Can Samsung still build an Android empire in the enterprise?

A survey from IBM’s Fiberlink unit found that Samsung is the dominant Android vendor in the mobile enterprise, claiming an impressive 56 percent, as GigaOm‘s Barb Darrow reported today. The South Korean manufacturer far outpaced second-place Motorola, according to Fiberlink, and the Galaxy S III smartphone and Galaxy Tab are the most popular Android devices in the enterprise in their respective categories.
Localytics said late last year that Samsung claims roughly 63 percent of the worldwide Android market, so in the era of BYOD it’s no surprise that it would be the top Android player in the enterprise as well. And as Good Technology reported earlier this week, Android has fallen far behind iOS in the market that BlackBerry once owned.
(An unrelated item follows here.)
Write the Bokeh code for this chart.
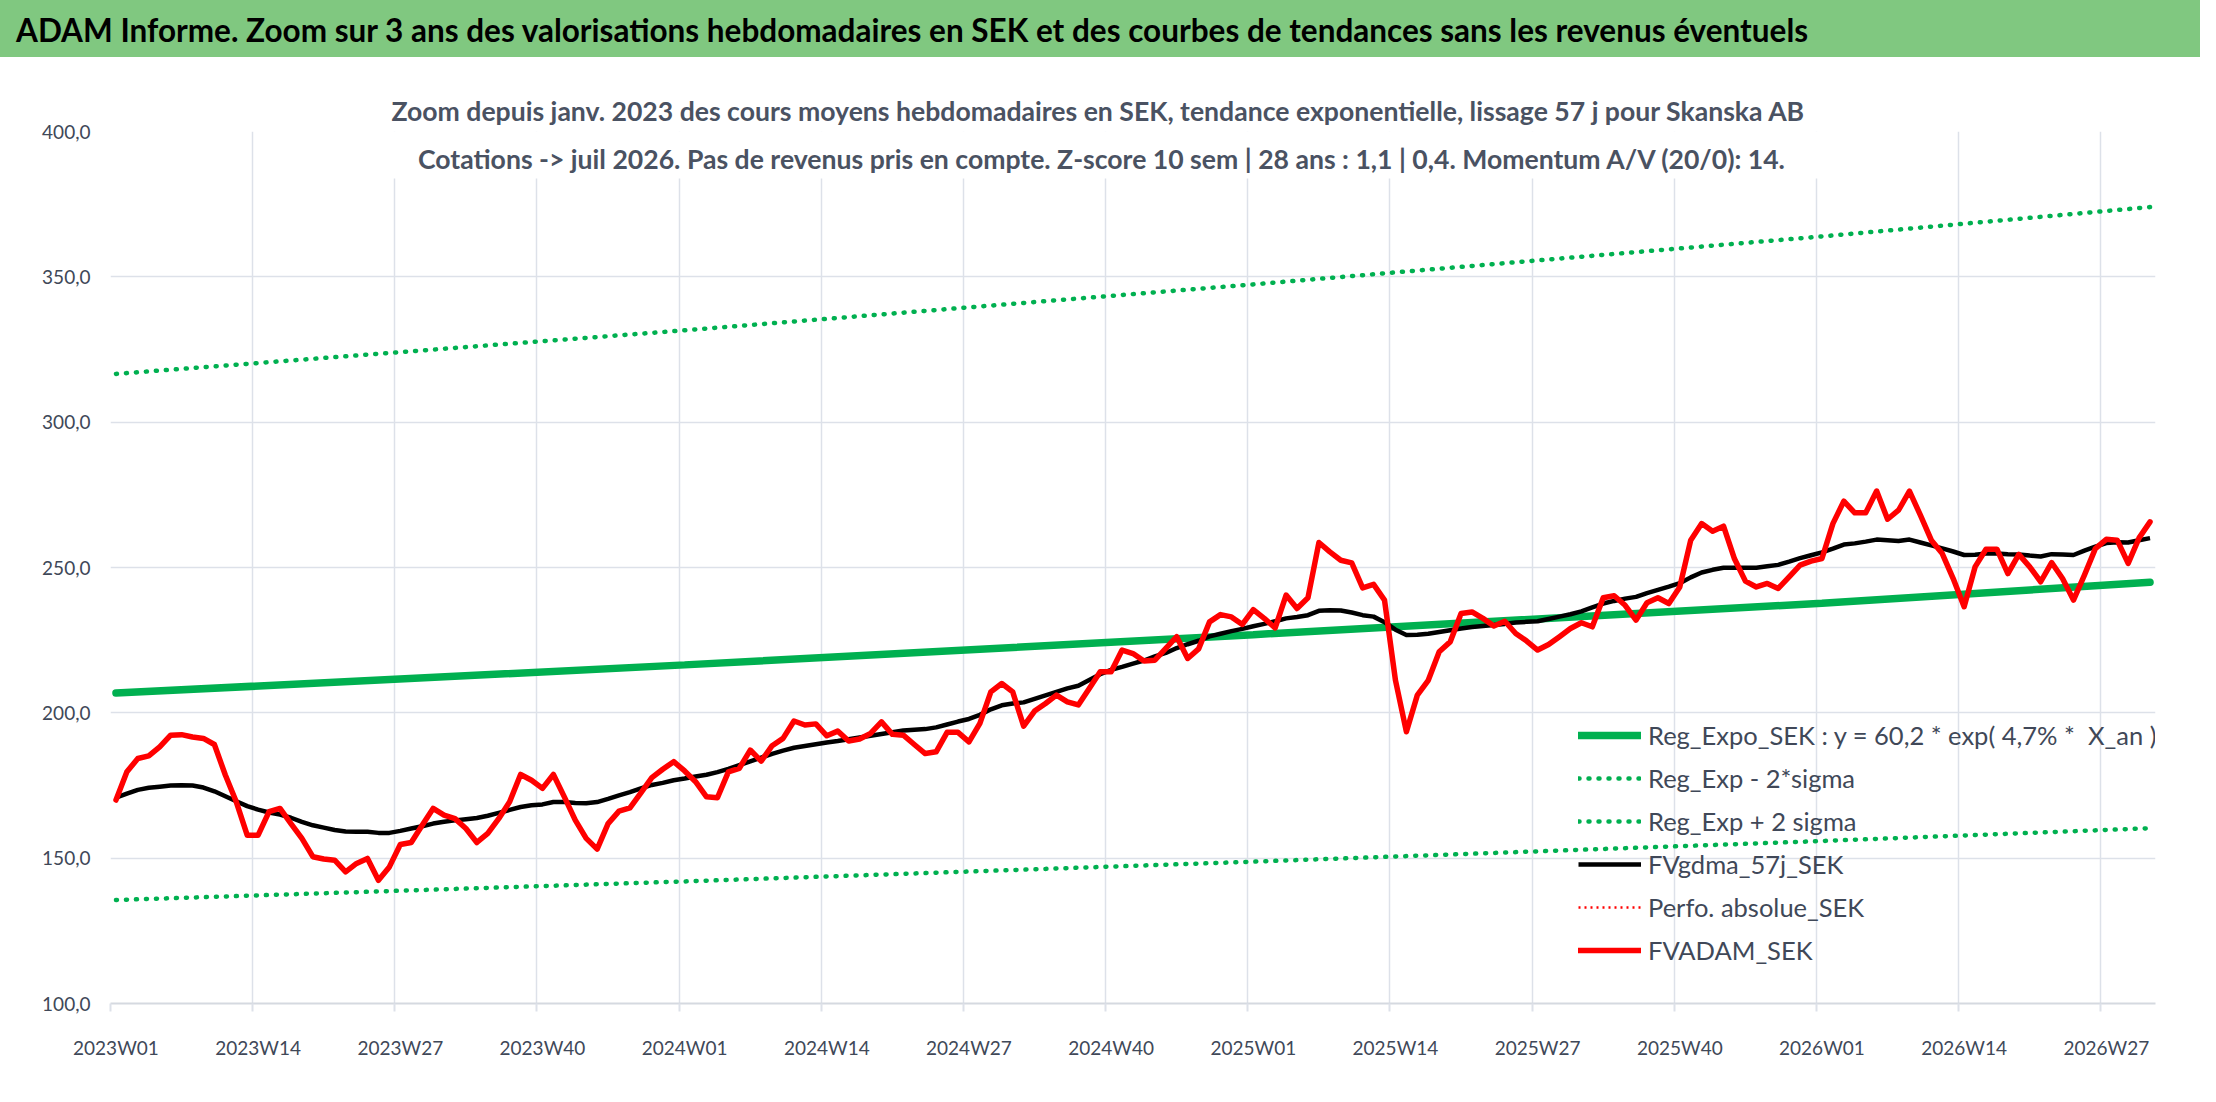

Samsung has made aggressive moves to boost Android’s presence in the corporate and governmental markets with Knox, which is designed to offer highly secure devices and services running Google’s mobile operating system. But Google clearly sees some of Samsung’s Android-based software and services as a threat, which is why it has strong-armed Samsung into easing up on those efforts. Samsung is the world’s biggest smartphone manufacturer, and Knox could eventually be Android’s key to unlocking the mobile enterprise. But only if Google allows that to happen.